Nothing in the data should change when you return it, but leave the pictures out.
━━ RECORDS PROVIDED ━━
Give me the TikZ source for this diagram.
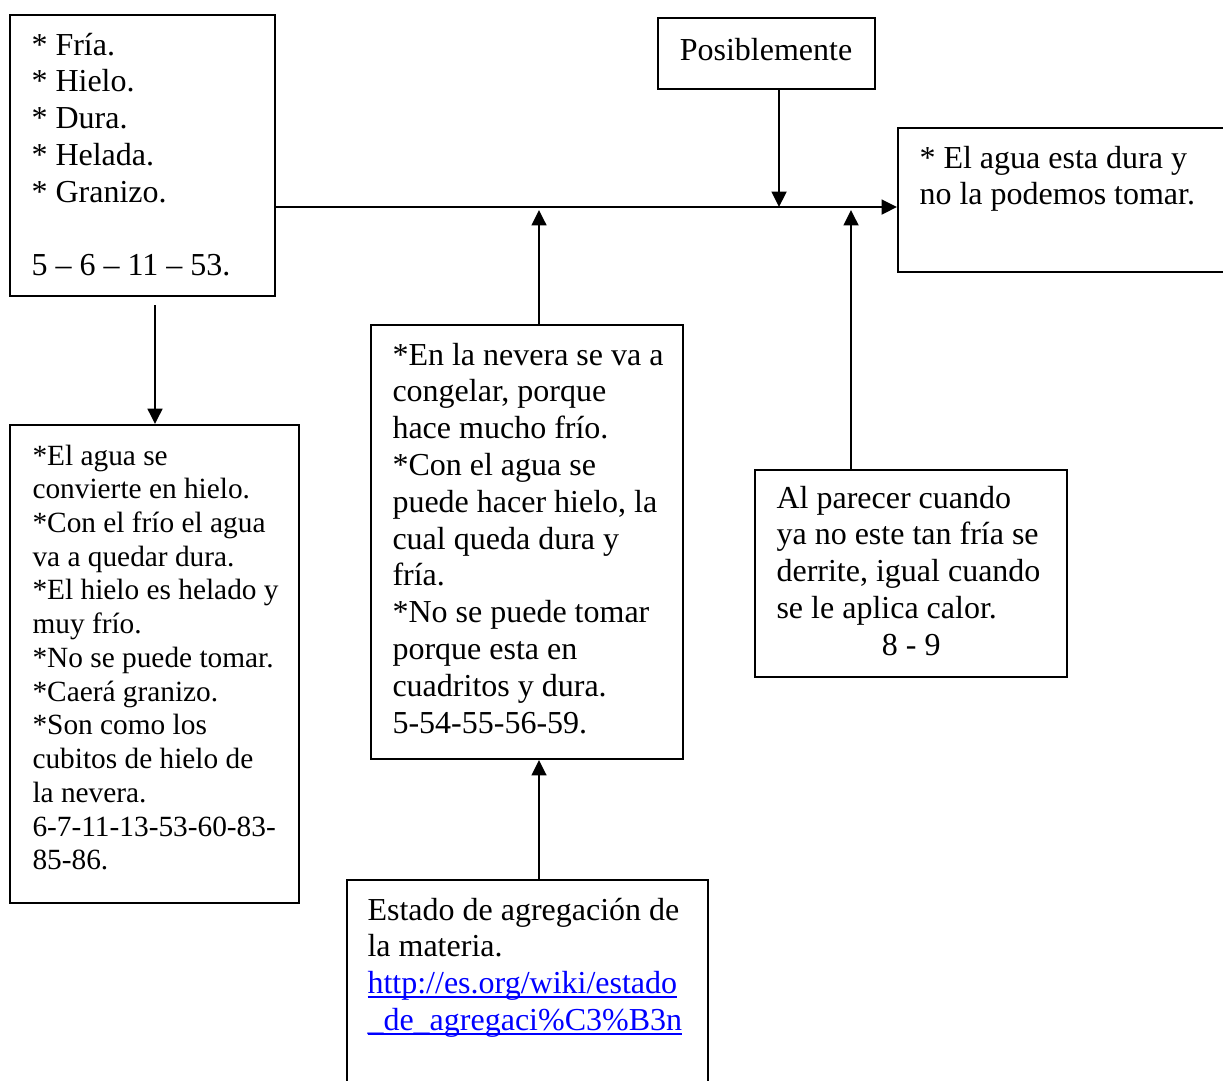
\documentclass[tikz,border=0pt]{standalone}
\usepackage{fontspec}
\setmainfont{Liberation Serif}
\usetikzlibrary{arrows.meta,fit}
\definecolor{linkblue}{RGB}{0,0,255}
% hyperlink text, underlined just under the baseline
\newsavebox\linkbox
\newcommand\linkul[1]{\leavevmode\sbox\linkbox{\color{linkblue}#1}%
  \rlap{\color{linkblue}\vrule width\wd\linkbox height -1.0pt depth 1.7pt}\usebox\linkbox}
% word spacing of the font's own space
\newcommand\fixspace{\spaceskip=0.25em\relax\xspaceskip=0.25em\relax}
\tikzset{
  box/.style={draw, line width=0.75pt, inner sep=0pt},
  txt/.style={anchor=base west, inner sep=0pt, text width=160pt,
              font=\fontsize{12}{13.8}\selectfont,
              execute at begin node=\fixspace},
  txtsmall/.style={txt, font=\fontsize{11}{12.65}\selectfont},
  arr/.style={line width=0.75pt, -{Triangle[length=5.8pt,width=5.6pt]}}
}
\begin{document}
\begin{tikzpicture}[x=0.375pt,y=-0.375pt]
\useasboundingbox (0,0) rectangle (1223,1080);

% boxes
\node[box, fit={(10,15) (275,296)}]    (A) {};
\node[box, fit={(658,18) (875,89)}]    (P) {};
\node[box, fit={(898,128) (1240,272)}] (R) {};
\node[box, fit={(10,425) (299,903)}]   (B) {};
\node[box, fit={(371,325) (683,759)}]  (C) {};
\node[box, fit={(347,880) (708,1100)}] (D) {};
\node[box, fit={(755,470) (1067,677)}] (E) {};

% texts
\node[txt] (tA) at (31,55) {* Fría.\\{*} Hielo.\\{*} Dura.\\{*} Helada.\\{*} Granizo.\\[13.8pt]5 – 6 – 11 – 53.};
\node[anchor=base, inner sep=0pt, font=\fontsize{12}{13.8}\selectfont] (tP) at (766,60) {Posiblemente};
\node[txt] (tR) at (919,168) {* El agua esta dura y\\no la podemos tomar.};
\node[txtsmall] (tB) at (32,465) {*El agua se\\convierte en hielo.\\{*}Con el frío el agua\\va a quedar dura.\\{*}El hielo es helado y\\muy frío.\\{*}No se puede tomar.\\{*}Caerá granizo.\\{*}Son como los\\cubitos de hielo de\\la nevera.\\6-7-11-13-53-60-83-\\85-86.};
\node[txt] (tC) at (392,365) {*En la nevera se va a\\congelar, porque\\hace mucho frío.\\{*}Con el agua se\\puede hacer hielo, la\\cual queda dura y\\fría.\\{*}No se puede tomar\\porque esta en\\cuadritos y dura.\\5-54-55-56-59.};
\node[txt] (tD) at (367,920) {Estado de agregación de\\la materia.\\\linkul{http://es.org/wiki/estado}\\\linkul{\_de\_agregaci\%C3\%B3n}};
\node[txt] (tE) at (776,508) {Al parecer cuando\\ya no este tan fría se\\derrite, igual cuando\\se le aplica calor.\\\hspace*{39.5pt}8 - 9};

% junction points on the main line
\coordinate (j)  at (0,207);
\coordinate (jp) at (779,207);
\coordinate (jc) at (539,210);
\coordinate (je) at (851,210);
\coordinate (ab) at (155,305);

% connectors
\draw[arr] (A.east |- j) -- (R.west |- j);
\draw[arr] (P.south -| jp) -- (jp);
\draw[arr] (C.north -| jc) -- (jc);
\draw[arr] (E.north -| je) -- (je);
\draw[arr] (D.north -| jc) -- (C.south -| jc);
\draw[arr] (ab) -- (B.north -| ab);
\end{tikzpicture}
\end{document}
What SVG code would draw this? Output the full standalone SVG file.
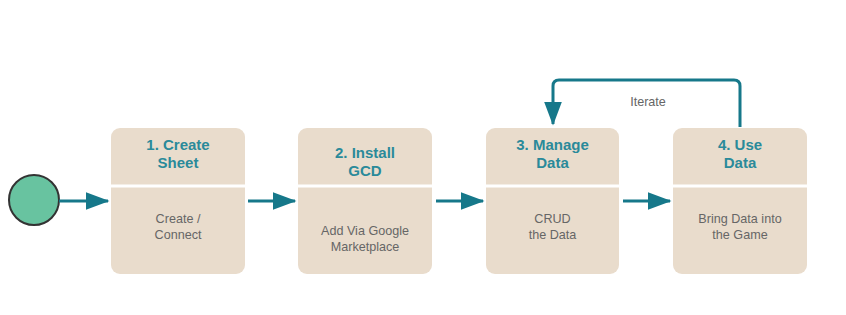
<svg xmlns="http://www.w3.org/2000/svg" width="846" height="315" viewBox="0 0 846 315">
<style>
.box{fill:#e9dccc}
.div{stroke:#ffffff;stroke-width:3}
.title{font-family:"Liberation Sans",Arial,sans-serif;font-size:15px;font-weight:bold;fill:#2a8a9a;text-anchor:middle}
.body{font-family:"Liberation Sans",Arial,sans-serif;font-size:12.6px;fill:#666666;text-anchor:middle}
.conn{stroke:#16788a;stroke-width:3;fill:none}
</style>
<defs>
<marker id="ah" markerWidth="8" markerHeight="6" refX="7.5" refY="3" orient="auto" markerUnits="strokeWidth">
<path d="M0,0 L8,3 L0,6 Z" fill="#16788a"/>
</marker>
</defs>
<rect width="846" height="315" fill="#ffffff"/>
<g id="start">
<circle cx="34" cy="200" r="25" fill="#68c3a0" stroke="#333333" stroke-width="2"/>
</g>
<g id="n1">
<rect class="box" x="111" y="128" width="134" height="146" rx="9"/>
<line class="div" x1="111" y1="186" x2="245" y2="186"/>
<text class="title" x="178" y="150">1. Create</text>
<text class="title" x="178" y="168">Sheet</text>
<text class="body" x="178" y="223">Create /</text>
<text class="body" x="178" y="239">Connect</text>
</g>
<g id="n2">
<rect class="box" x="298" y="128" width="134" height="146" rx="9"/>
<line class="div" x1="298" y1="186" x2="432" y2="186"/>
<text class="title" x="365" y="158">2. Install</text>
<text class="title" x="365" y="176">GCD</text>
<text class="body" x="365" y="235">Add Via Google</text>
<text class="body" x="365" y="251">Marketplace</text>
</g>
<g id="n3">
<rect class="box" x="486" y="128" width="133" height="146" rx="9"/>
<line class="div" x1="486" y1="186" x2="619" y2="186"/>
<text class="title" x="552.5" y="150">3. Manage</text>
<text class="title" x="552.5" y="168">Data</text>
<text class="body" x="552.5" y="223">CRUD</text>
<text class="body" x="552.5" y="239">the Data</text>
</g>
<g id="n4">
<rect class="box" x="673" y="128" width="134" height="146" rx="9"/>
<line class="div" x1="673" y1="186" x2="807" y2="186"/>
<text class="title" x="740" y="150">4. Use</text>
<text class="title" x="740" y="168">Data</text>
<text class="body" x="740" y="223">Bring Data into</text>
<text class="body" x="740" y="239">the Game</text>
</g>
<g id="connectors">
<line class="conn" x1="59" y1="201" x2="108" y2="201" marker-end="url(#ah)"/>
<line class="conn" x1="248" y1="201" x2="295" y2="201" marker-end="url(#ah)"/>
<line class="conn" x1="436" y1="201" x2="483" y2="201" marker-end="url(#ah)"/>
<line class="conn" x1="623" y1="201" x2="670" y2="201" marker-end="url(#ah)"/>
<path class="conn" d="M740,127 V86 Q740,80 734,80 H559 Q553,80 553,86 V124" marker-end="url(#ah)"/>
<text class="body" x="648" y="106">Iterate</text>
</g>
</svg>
━━━
EXERCISE RESULT:
Give me the TikZ source for this diagram.
\documentclass[tikz,border=0pt]{standalone}
\usepackage{fontspec}
\setmainfont{Liberation Serif}
\usetikzlibrary{arrows.meta,fit}
\definecolor{linkblue}{RGB}{0,0,255}
% hyperlink text, underlined just under the baseline
\newsavebox\linkbox
\newcommand\linkul[1]{\leavevmode\sbox\linkbox{\color{linkblue}#1}%
  \rlap{\color{linkblue}\vrule width\wd\linkbox height -1.0pt depth 1.7pt}\usebox\linkbox}
% word spacing of the font's own space
\newcommand\fixspace{\spaceskip=0.25em\relax\xspaceskip=0.25em\relax}
\tikzset{
  box/.style={draw, line width=0.75pt, inner sep=0pt},
  txt/.style={anchor=base west, inner sep=0pt, text width=160pt,
              font=\fontsize{12}{13.8}\selectfont,
              execute at begin node=\fixspace},
  txtsmall/.style={txt, font=\fontsize{11}{12.65}\selectfont},
  arr/.style={line width=0.75pt, -{Triangle[length=5.8pt,width=5.6pt]}}
}
\begin{document}
\begin{tikzpicture}[x=0.375pt,y=-0.375pt]
\useasboundingbox (0,0) rectangle (1223,1080);

% boxes
\node[box, fit={(10,15) (275,296)}]    (A) {};
\node[box, fit={(658,18) (875,89)}]    (P) {};
\node[box, fit={(898,128) (1240,272)}] (R) {};
\node[box, fit={(10,425) (299,903)}]   (B) {};
\node[box, fit={(371,325) (683,759)}]  (C) {};
\node[box, fit={(347,880) (708,1100)}] (D) {};
\node[box, fit={(755,470) (1067,677)}] (E) {};

% texts
\node[txt] (tA) at (31,55) {* Fría.\\{*} Hielo.\\{*} Dura.\\{*} Helada.\\{*} Granizo.\\[13.8pt]5 – 6 – 11 – 53.};
\node[anchor=base, inner sep=0pt, font=\fontsize{12}{13.8}\selectfont] (tP) at (766,60) {Posiblemente};
\node[txt] (tR) at (919,168) {* El agua esta dura y\\no la podemos tomar.};
\node[txtsmall] (tB) at (32,465) {*El agua se\\convierte en hielo.\\{*}Con el frío el agua\\va a quedar dura.\\{*}El hielo es helado y\\muy frío.\\{*}No se puede tomar.\\{*}Caerá granizo.\\{*}Son como los\\cubitos de hielo de\\la nevera.\\6-7-11-13-53-60-83-\\85-86.};
\node[txt] (tC) at (392,365) {*En la nevera se va a\\congelar, porque\\hace mucho frío.\\{*}Con el agua se\\puede hacer hielo, la\\cual queda dura y\\fría.\\{*}No se puede tomar\\porque esta en\\cuadritos y dura.\\5-54-55-56-59.};
\node[txt] (tD) at (367,920) {Estado de agregación de\\la materia.\\\linkul{http://es.org/wiki/estado}\\\linkul{\_de\_agregaci\%C3\%B3n}};
\node[txt] (tE) at (776,508) {Al parecer cuando\\ya no este tan fría se\\derrite, igual cuando\\se le aplica calor.\\\hspace*{39.5pt}8 - 9};

% junction points on the main line
\coordinate (j)  at (0,207);
\coordinate (jp) at (779,207);
\coordinate (jc) at (539,210);
\coordinate (je) at (851,210);
\coordinate (ab) at (155,305);

% connectors
\draw[arr] (A.east |- j) -- (R.west |- j);
\draw[arr] (P.south -| jp) -- (jp);
\draw[arr] (C.north -| jc) -- (jc);
\draw[arr] (E.north -| je) -- (je);
\draw[arr] (D.north -| jc) -- (C.south -| jc);
\draw[arr] (ab) -- (B.north -| ab);
\end{tikzpicture}
\end{document}
What SVG code would draw this? Output the full standalone SVG file.
<svg xmlns="http://www.w3.org/2000/svg" width="846" height="315" viewBox="0 0 846 315">
<style>
.box{fill:#e9dccc}
.div{stroke:#ffffff;stroke-width:3}
.title{font-family:"Liberation Sans",Arial,sans-serif;font-size:15px;font-weight:bold;fill:#2a8a9a;text-anchor:middle}
.body{font-family:"Liberation Sans",Arial,sans-serif;font-size:12.6px;fill:#666666;text-anchor:middle}
.conn{stroke:#16788a;stroke-width:3;fill:none}
</style>
<defs>
<marker id="ah" markerWidth="8" markerHeight="6" refX="7.5" refY="3" orient="auto" markerUnits="strokeWidth">
<path d="M0,0 L8,3 L0,6 Z" fill="#16788a"/>
</marker>
</defs>
<rect width="846" height="315" fill="#ffffff"/>
<g id="start">
<circle cx="34" cy="200" r="25" fill="#68c3a0" stroke="#333333" stroke-width="2"/>
</g>
<g id="n1">
<rect class="box" x="111" y="128" width="134" height="146" rx="9"/>
<line class="div" x1="111" y1="186" x2="245" y2="186"/>
<text class="title" x="178" y="150">1. Create</text>
<text class="title" x="178" y="168">Sheet</text>
<text class="body" x="178" y="223">Create /</text>
<text class="body" x="178" y="239">Connect</text>
</g>
<g id="n2">
<rect class="box" x="298" y="128" width="134" height="146" rx="9"/>
<line class="div" x1="298" y1="186" x2="432" y2="186"/>
<text class="title" x="365" y="158">2. Install</text>
<text class="title" x="365" y="176">GCD</text>
<text class="body" x="365" y="235">Add Via Google</text>
<text class="body" x="365" y="251">Marketplace</text>
</g>
<g id="n3">
<rect class="box" x="486" y="128" width="133" height="146" rx="9"/>
<line class="div" x1="486" y1="186" x2="619" y2="186"/>
<text class="title" x="552.5" y="150">3. Manage</text>
<text class="title" x="552.5" y="168">Data</text>
<text class="body" x="552.5" y="223">CRUD</text>
<text class="body" x="552.5" y="239">the Data</text>
</g>
<g id="n4">
<rect class="box" x="673" y="128" width="134" height="146" rx="9"/>
<line class="div" x1="673" y1="186" x2="807" y2="186"/>
<text class="title" x="740" y="150">4. Use</text>
<text class="title" x="740" y="168">Data</text>
<text class="body" x="740" y="223">Bring Data into</text>
<text class="body" x="740" y="239">the Game</text>
</g>
<g id="connectors">
<line class="conn" x1="59" y1="201" x2="108" y2="201" marker-end="url(#ah)"/>
<line class="conn" x1="248" y1="201" x2="295" y2="201" marker-end="url(#ah)"/>
<line class="conn" x1="436" y1="201" x2="483" y2="201" marker-end="url(#ah)"/>
<line class="conn" x1="623" y1="201" x2="670" y2="201" marker-end="url(#ah)"/>
<path class="conn" d="M740,127 V86 Q740,80 734,80 H559 Q553,80 553,86 V124" marker-end="url(#ah)"/>
<text class="body" x="648" y="106">Iterate</text>
</g>
</svg>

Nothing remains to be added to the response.